Fermi telescope reveals best-ever view of the gamma-ray sky
March 11, 2009
This view from NASA's Fermi Gamma-ray Space Telescope is the deepest and best-resolved portrait of the gamma-ray sky to date. The image shows how the sky appears at energies more than 150 million times greater than that of visible light. Among the signatures of bright pulsars and active galaxies is something familiar -- a faint path traced by the sun. Credit: NASA/DOE/Fermi LAT Collaboration
(PhysOrg.com) -- A new map combining nearly three months of data from NASA's Fermi Gamma-ray Space Telescope is giving astronomers an unprecedented look at the high-energy cosmos. To Fermi's eyes, the universe is ablaze with gamma rays from sources ranging from within the solar system to galaxies billions of light-years away.
"Fermi has given us a deeper and better-resolved view of the gamma-ray sky than any previous space mission," said Peter Michelson, the lead scientist for the spacecraft's Large Area Telescope (LAT) at Stanford University, Calif. "We're watching flares from supermassive black holes in distant galaxies and seeing pulsars, high-mass binary systems, and even a globular cluster in our own."
A paper describing the 205 brightest sources the LAT sees has been submitted to The Astrophysical Journal Supplement. "This is the mission's first major science product, and it's a big step toward producing our first source catalog later this year," said David Thompson, a Fermi deputy project scientist at NASA's Goddard Space Flight Center in Greenbelt, Md.
The LAT scans the entire sky every three hours when operating in survey mode, which is occupying most of the telescope's observing time during Fermi's first year of operations.
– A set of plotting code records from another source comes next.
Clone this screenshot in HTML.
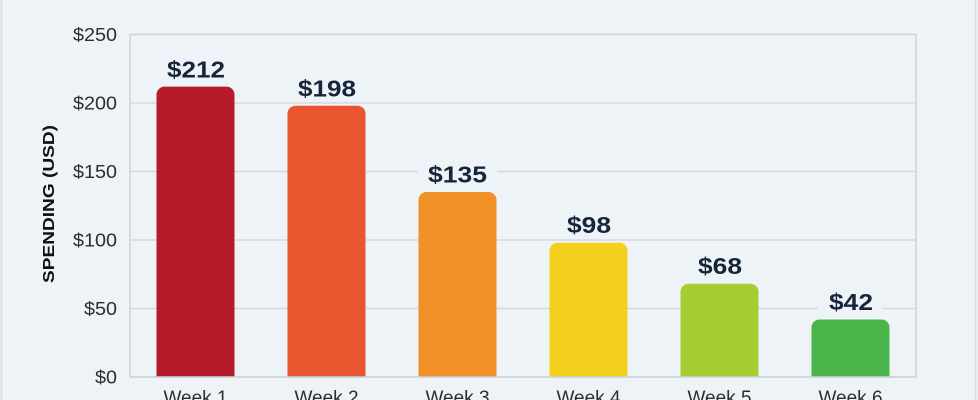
<!DOCTYPE html>
<html><head><meta charset="utf-8"><style>
html,body{margin:0;padding:0;background:#eef3f7;}
svg{display:block;}
</style></head><body>
<svg width="978" height="400" viewBox="0 0 978 400" xmlns="http://www.w3.org/2000/svg" font-family="Liberation Sans, sans-serif">
<rect x="0" y="0" width="978" height="400" fill="#e9eef2"/>
<rect x="1.5" y="-2" width="974" height="410" fill="#eef3f7" stroke="#d6dde4" stroke-width="1.5"/>
<!-- gridlines -->
<g stroke="#d3d9e0" stroke-width="1.5">
<line x1="130" y1="308.5" x2="916" y2="308.5"/>
<line x1="130" y1="240" x2="916" y2="240"/>
<line x1="130" y1="171.5" x2="916" y2="171.5"/>
<line x1="130" y1="103" x2="916" y2="103"/>
</g>
<path d="M130 377 V34.5 H916 V377 Z" fill="none" stroke="#ccd3db" stroke-width="1.5"/>
<!-- y ticks -->
<g font-size="18.5" fill="#2e2e2e" text-anchor="end">
<text x="117" y="383.5" textLength="22" lengthAdjust="spacingAndGlyphs">$0</text>
<text x="117" y="315" textLength="33" lengthAdjust="spacingAndGlyphs">$50</text>
<text x="117" y="246.5" textLength="44" lengthAdjust="spacingAndGlyphs">$100</text>
<text x="117" y="178" textLength="44" lengthAdjust="spacingAndGlyphs">$150</text>
<text x="117" y="109.5" textLength="44" lengthAdjust="spacingAndGlyphs">$200</text>
<text x="117" y="41" textLength="44" lengthAdjust="spacingAndGlyphs">$250</text>
</g>
<text transform="translate(54,204) rotate(-90)" text-anchor="middle" font-size="16" font-weight="bold" fill="#111" textLength="158" lengthAdjust="spacingAndGlyphs">SPENDING (USD)</text>
<!-- bars -->
<path d="M156.5 377 V94.6 a8 8 0 0 1 8 -8 H226.5 a8 8 0 0 1 8 8 V377 Z" fill="#b51b2a"/>
<path d="M287.5 377 V113.7 a8 8 0 0 1 8 -8 H357.5 a8 8 0 0 1 8 8 V377 Z" fill="#e8552f"/>
<path d="M418.5 377 V200 a8 8 0 0 1 8 -8 H488.5 a8 8 0 0 1 8 8 V377 Z" fill="#f09128"/>
<path d="M549.5 377 V250.7 a8 8 0 0 1 8 -8 H619.5 a8 8 0 0 1 8 8 V377 Z" fill="#f4d01e"/>
<path d="M680.5 377 V291.8 a8 8 0 0 1 8 -8 H750.5 a8 8 0 0 1 8 8 V377 Z" fill="#a7cd33"/>
<path d="M811.5 377 V327.5 a8 8 0 0 1 8 -8 H881.5 a8 8 0 0 1 8 8 V377 Z" fill="#4bb44a"/>
<line x1="130" y1="377" x2="916" y2="377" stroke="#ccd3db" stroke-width="1.5"/>
<!-- value labels -->
<g fill="#eef3f7">
<rect x="157" y="54" width="78" height="29"/>
<rect x="288" y="73" width="78" height="29"/>
<rect x="418" y="159" width="79" height="29"/>
<rect x="556" y="210" width="65" height="29"/>
<rect x="687" y="251" width="65" height="29"/>
<rect x="818" y="287" width="65" height="29"/>
</g>
<g font-size="23" font-weight="bold" fill="#17253a" text-anchor="middle">
<text x="196" y="77.5" textLength="58" lengthAdjust="spacingAndGlyphs">$212</text>
<text x="327" y="96.5" textLength="58" lengthAdjust="spacingAndGlyphs">$198</text>
<text x="457.5" y="182.5" textLength="59" lengthAdjust="spacingAndGlyphs">$135</text>
<text x="589" y="233" textLength="44" lengthAdjust="spacingAndGlyphs">$98</text>
<text x="720" y="274" textLength="44" lengthAdjust="spacingAndGlyphs">$68</text>
<text x="851" y="310" textLength="44" lengthAdjust="spacingAndGlyphs">$42</text>
</g>
<!-- x labels -->
<g font-size="19" fill="#2e2e2e" text-anchor="middle">
<text x="195.5" y="404">Week 1</text>
<text x="326.5" y="404">Week 2</text>
<text x="457.5" y="404">Week 3</text>
<text x="588.5" y="404">Week 4</text>
<text x="719.5" y="404">Week 5</text>
<text x="850.5" y="404">Week 6</text>
</g>
</svg>
</body></html>
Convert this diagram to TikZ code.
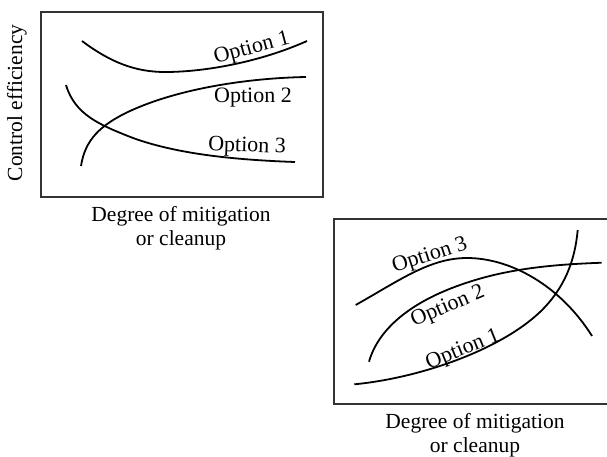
\documentclass[tikz,border=0pt]{standalone}
\usepackage{fontspec}
\setmainfont{Liberation Serif}
\begin{document}
\begin{tikzpicture}[x=1pt,y=-1pt,
  frame/.style={draw=black!80,line width=1.4pt},
  curve/.style={draw=black,line width=1.8pt},
  lbl/.style={font=\fontsize{22}{24}\selectfont,inner sep=0pt},
  axis/.style={font=\fontsize{21.5}{24}\selectfont,align=center,inner sep=0pt}]
\useasboundingbox (0,0) rectangle (607,456);

% upper chart
\draw[frame] (41,12) rectangle (323,197);
\node[axis,rotate=90] (yl) at (17,103) {Control efficiency};
\node[axis] (xl1) at (181,228) {Degree of mitigation\\or cleanup};
\draw[curve] (82,41) .. controls (110,62) and (135,72) .. (165,72)
                     .. controls (205,72) and (260,62) .. (307,41);
\draw[curve] (81,166) .. controls (85,140) and (100,125) .. (130,111)
                      .. controls (180,88) and (250,78) .. (306,77);
\draw[curve] (66,85) .. controls (75,115) and (100,125) .. (133,138)
                     .. controls (180,155) and (240,160) .. (295,162);
\node[lbl,rotate=15] (a1) at (252,49) {Option 1};
\node[lbl] (a2) at (253,98) {Option 2};
\node[lbl,rotate=-2] (a3) at (247,147) {Option 3};

% lower chart
\draw[frame] (334,219) rectangle (615,404);
\node[axis] (xl2) at (475,435) {Degree of mitigation\\or cleanup};
\draw[curve] (355.7,305) .. controls (400,280) and (430,258) .. (467,258)
                         .. controls (510,258) and (560,285) .. (592,336);
\draw[curve] (369,361.7) .. controls (378,330) and (410,300) .. (473,280.7)
                         .. controls (520,266) and (570,264) .. (601.7,262.7);
\draw[curve] (354.3,384.3) .. controls (420,378) and (500,350) .. (540,312)
                           .. controls (565,288) and (575,260) .. (577.7,230);
\node[lbl,rotate=18] (b3) at (430,256) {Option 3};
\node[lbl,rotate=23] (b2) at (448,307) {Option 2};
\node[lbl,rotate=22] (b1) at (463,350) {Option 1};
\end{tikzpicture}
\end{document}
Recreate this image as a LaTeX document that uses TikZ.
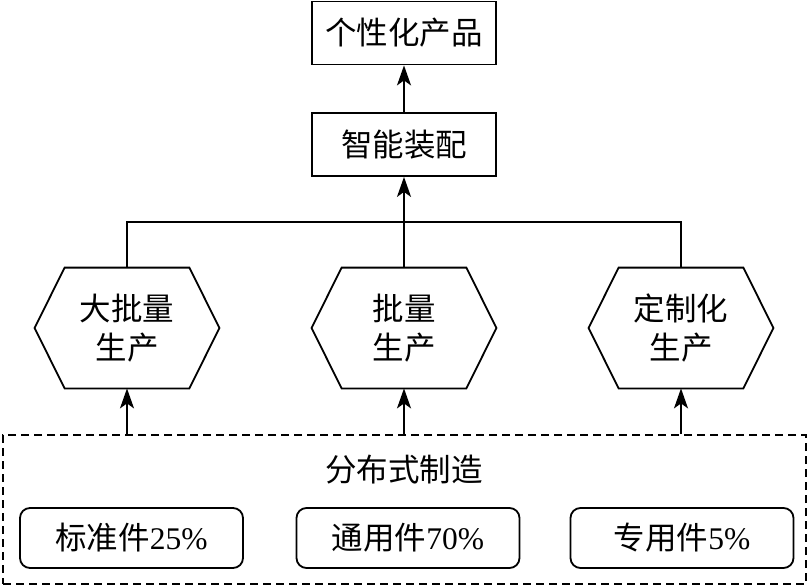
\documentclass[tikz,border=0pt]{standalone}
\usepackage{fontspec}
\setmainfont{Liberation Serif}
\newfontfamily\cjk{Noto Sans CJK SC}
\usetikzlibrary{arrows.meta,calc}
\begin{document}
\begin{tikzpicture}[x=1pt,y=-1pt, line width=1.8pt,
  font=\fontsize{31.5}{39}\selectfont\cjk,
  box/.style={draw, minimum width=184pt, minimum height=63pt, inner sep=0pt},
  hexnode/.style={minimum width=183pt, minimum height=119pt, inner sep=0pt, align=center},
  part/.style={draw, rounded corners=10pt, minimum width=223pt, minimum height=60pt, inner sep=0pt},
  arr/.style={-{Stealth[length=20pt,width=14pt,inset=5pt]}},
  distbox/.style={draw, dash pattern=on 8pt off 5pt, minimum width=803pt, minimum height=149pt, inner sep=0pt}]
\useasboundingbox (0,0) rectangle (809,587);
\node[box] (prod) at (404,33) {个性化产品};
\node[box] (asm) at (404,144.5) {智能装配};
\node[hexnode] (h1) at (127,328) {大批量\\生产};
\node[hexnode] (h2) at (404,328) {批量\\生产};
\node[hexnode] (h3) at (681,328) {定制化\\生产};
\foreach \n in {h1,h2,h3}
  \draw (\n.west) -- ($(\n.north west)+(30,0)$) -- ($(\n.north east)+(-30,0)$) -- (\n.east)
        -- ($(\n.south east)+(-30,0)$) -- ($(\n.south west)+(30,0)$) -- cycle;
\node[distbox] (dist) at (404.5,509.5) {};
\node (distlbl) at (404,470) {分布式制造};
\node[part] (p1) at (131.5,538) {标准件{\rmfamily 25\%}};
\node[part] (p2) at (408,538) {通用件{\rmfamily 70\%}};
\node[part] (p3) at (682,538) {专用件{\rmfamily 5\%}};
\coordinate (bus) at (404,222);
\draw[arr] (asm) -- (prod);
\draw (h1.north) -- (h1.north |- bus) -- (h3.north |- bus) -- (h3.north);
\draw[arr] (h2.north) -- (asm.south);
\foreach \n in {h1,h2,h3}
  \draw[arr] (dist.north -| \n.south) -- (\n.south);
\end{tikzpicture}
\end{document}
These snapshots let scientists monitor rapidly changing sources.
The all-sky image released today shows us how the cosmos would look if our eyes could detect radiation 150 million times more energetic than visible light. The view merges LAT observations spanning 87 days, from August 4 to October 30, 2008.
The map includes one object familiar to everyone: the sun. "Because the sun appears to move against the background sky, it produces a faint arc across the upper right of the map," Michelson explained. During the next few years, as solar activity increases, scientists expect the sun to produce growing numbers of high-energy flares. "No other instrument will be able to observe solar flares in the LAT's energy range," he said.
To better show individual sources, the new map was processed to suppress emissions from gas in the plane of our galaxy, the Milky Way. As a way of underscoring the variety of the objects the LAT is seeing, the Fermi team created a "top ten" list comprising five sources within the Milky Way and five beyond our galaxy.
The top sources within our galaxy include the sun; a star system known as LSI +61 303, which pairs a massive normal star with a superdense neutron star; PSR J1836+5925, which is one of many new pulsars, a type of spinning neutron star that emits gamma-ray beams; and the globular cluster 47 Tucanae, a sphere of ancient stars 15,000 light-years away.
Top extragalactic sources include NGC 1275, a galaxy that lies 225 million light-years away and is known for intense radio emissions; the dramatically flaring active galaxies 3C 454.3 and PKS 1502+106, both more than 6 billion light-years away; and PKS 0727-115, which is thought to be a type of active galaxy called a quasar.
The Fermi top ten also includes two sources -- one within the Milky Way plane and one beyond it -- that researchers have yet to identify. More than 30 of the brightest gamma-ray sources have no obvious counterparts at other wavelengths. "That's good news. It means we're seeing new objects," Michelson said. "It also means that we have lots of work to do."